I moved her Echocardiogram to a date in August. That works better for me anyway with quarter end.
Dexter had his vet appointment and last set of shots Monday. He has to wait 2 weeks now as these last shots set in, to be able to socialize. We are looking forward to that so we can take him places. I have to call the vet (on the to do list) to get his neuter scheduled and chip scheduled. He has been a pretty good boy and still has those hours periodically where he just goes insane and berserk. Usually 1 to 2 hours a day. The vet said he will lose the puppy teeth. Thank goodness. George plays with him and sometimes the teeth get him. He has bandaids all over, lol. Me, I’m more cautious and guard my hands and limbs when he starts to play. He will jump up trying to grab a toy or treat and grab your hand as he lands down and it has a rip effect ::ouch:: He doesn’t mean to. He is learning to sit but won’t do it if he has something in his mouth as he will try to play keep away.

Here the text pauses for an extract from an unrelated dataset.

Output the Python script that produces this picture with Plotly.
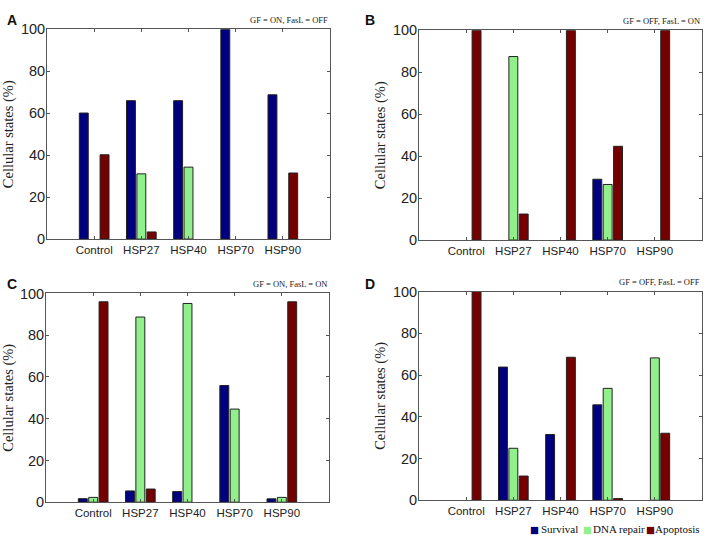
import plotly.graph_objects as go

categories = ["Control", "HSP27", "HSP40", "HSP70", "HSP90"]
positions = [1, 2, 3, 4, 5]
series_names = ["Survival", "DNA repair", "Apoptosis"]
colors = ["#00007f", "#92f08c", "#740000"]

# panel A: GF = ON, FasL = OFF
a_survival = [60.1, 66.0, 66.0, 100.0, 68.8]
a_repair = [0, 31.1, 34.3, 0, 0]
a_apoptosis = [40.2, 3.4, 0, 0, 31.5]
# panel B: GF = OFF, FasL = ON
b_survival = [0, 0, 0, 29.0, 0]
b_repair = [0, 87.5, 0, 26.5, 0]
b_apoptosis = [100.0, 12.4, 100.0, 44.7, 100.0]
# panel C: GF = ON, FasL = ON
c_survival = [1.7, 5.4, 5.1, 55.9, 1.6]
c_repair = [2.3, 88.7, 95.2, 44.6, 2.3]
c_apoptosis = [96.0, 6.3, 0, 0, 96.0]
# panel D: GF = OFF, FasL = OFF
d_survival = [0, 63.8, 31.5, 45.7, 0]
d_repair = [0, 24.9, 0, 53.6, 68.2]
d_apoptosis = [100.0, 11.6, 68.5, 0.8, 32.1]

panels = [
    ("A", "GF = ON, FasL = OFF", [a_survival, a_repair, a_apoptosis]),
    ("B", "GF = OFF, FasL = ON", [b_survival, b_repair, b_apoptosis]),
    ("C", "GF = ON, FasL = ON", [c_survival, c_repair, c_apoptosis]),
    ("D", "GF = OFF, FasL = OFF", [d_survival, d_repair, d_apoptosis]),
]

W, H = 708, 550


def px(x):
    return min(max(x / W, 0), 1)


def py(y):
    return min(max(1 - y / H, 0), 1)


# pixel boxes (left, right, top, bottom)
boxes = [(47, 330, 22, 238), (419, 702, 23, 239), (46, 329, 294, 509), (419, 702, 292, 507)]
letter_pos = [(5, 12), (363, 12), (5, 284), (363, 284)]

fig = go.Figure()
layout = {}
annotations = []
for i, (letter, cond, series) in enumerate(panels):
    n = "" if i == 0 else str(i + 1)
    xa, ya = "x" + n, "y" + n
    for s, name in enumerate(series_names):
        vals = series[s]
        fig.add_trace(go.Bar(
            x=positions, y=vals, name=name, xaxis=xa, yaxis=ya,
            marker=dict(color=colors[s],
                        line=dict(color="#222222", width=[1 if v > 0 else 0 for v in vals])),
            showlegend=False, offsetgroup=str(s),
        ))
    l, r, t, b = boxes[i]
    layout["xaxis" + n] = dict(
        domain=[px(l), px(r)], range=[0, 6], anchor=ya,
        tickmode="array", tickvals=positions, ticktext=categories,
        ticks="inside", ticklen=3, tickcolor="#555", showline=True, linecolor="#555",
        mirror="ticks", showgrid=False, zeroline=False,
        tickfont=dict(family="Liberation Sans", size=11.5, color="#222"),
    )
    layout["yaxis" + n] = dict(
        domain=[py(b), py(t)], range=[0, 100], anchor=xa,
        tickvals=[0, 20, 40, 60, 80, 100],
        ticks="inside", ticklen=3, tickcolor="#555", showline=True, linecolor="#555",
        mirror="ticks", showgrid=False, zeroline=False,
        ticklabelstandoff=-2,
        tickfont=dict(family="Liberation Sans", size=14.5, color="#222"),
        title=dict(text="Cellular states (%)", standoff=3,
                   font=dict(family="Liberation Serif", size=14.5, color="#222")),
    )
    annotations.append(dict(
        text=cond, xref="paper", yref="paper", x=px(r), y=py(t - 10),
        xanchor="right", yanchor="middle", showarrow=False,
        font=dict(family="Liberation Serif", size=8.5, color="#222"),
    ))
    lx, ly = letter_pos[i]
    annotations.append(dict(
        text="<b>" + letter + "</b>", xref="paper", yref="paper",
        x=px(lx), y=py(ly), xanchor="left", yanchor="middle", showarrow=False,
        font=dict(family="Liberation Sans", size=14, color="#111"),
    ))

# legend (bottom right)
legend_sq = [528, 581, 644]
legend_tx = [539, 591, 653]
for s, name in enumerate(series_names):
    annotations.append(dict(
        text="■", xref="paper", yref="paper", x=px(legend_sq[s]), y=py(537),
        xanchor="left", yanchor="middle", showarrow=False,
        font=dict(family="DejaVu Sans", size=9.5, color=colors[s]),
    ))
    annotations.append(dict(
        text=name, xref="paper", yref="paper", x=px(legend_tx[s]), y=py(537),
        xanchor="left", yanchor="middle", showarrow=False,
        font=dict(family="Liberation Serif", size=11, color="#111"),
    ))

fig.update_layout(
    **layout,
    annotations=annotations,
    width=W, height=H,
    margin=dict(l=0, r=0, t=0, b=0),
    paper_bgcolor="white", plot_bgcolor="white",
    barmode="group", bargap=0.34, bargroupgap=0.14,
    showlegend=False,
)

fig.write_html("out.html", config={"displayModeBar": False},
               post_script="document.body.style.margin='0';")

I let him lay on my bed for a little while as a test last night and he did pretty good. If you remember I through him out to the hall overnight with his water and bed because he wanted to play. I just have been tired and when I work it’s rough if I don’t get enough sleep. So sadly he probably won’t sleep with me until I know for sure he can make it 7 hours at least without bothering me. My days are very long and my mind has to be clear and focused on what I do in paying payroll taxes, doing returns, and doing payroll. It is very easy to make silly mistakes when tired and off focus and not feeling well. I have been doubly tired lately – the past two weeks. A doc appt is coming up later in the month and I will bring it up. It could be that my blood pressure is up, or current meds not working as well, or something else. I pretty much want to be laying down. It might just be that I am overworking myself to get everything done. Most of our life is enjoyable though but I guess it can still be overwhelming when you think of it. Having full time jobs with a commute, caregiving with two household schedules, cooking and cleaning and laundry duties, ordering and obtaining groceries and supplies ongoing, a new puppy to train and care for, running a blog, an instagram and Facebook account, maintaining a YouTube channel and doing several videos a month, economic crises and expenses going up, trying to see friends when we can sneak it in, not to mention the looming nuclear war that is inevitable. No wonder I am wearing down. So sleep is a must. But when he gets to where I can sleep with him in the bed, possible at retirement, that will be nice. But maybe I’ll just move his bed in my room at some point. He will have to be out of chewing stage too.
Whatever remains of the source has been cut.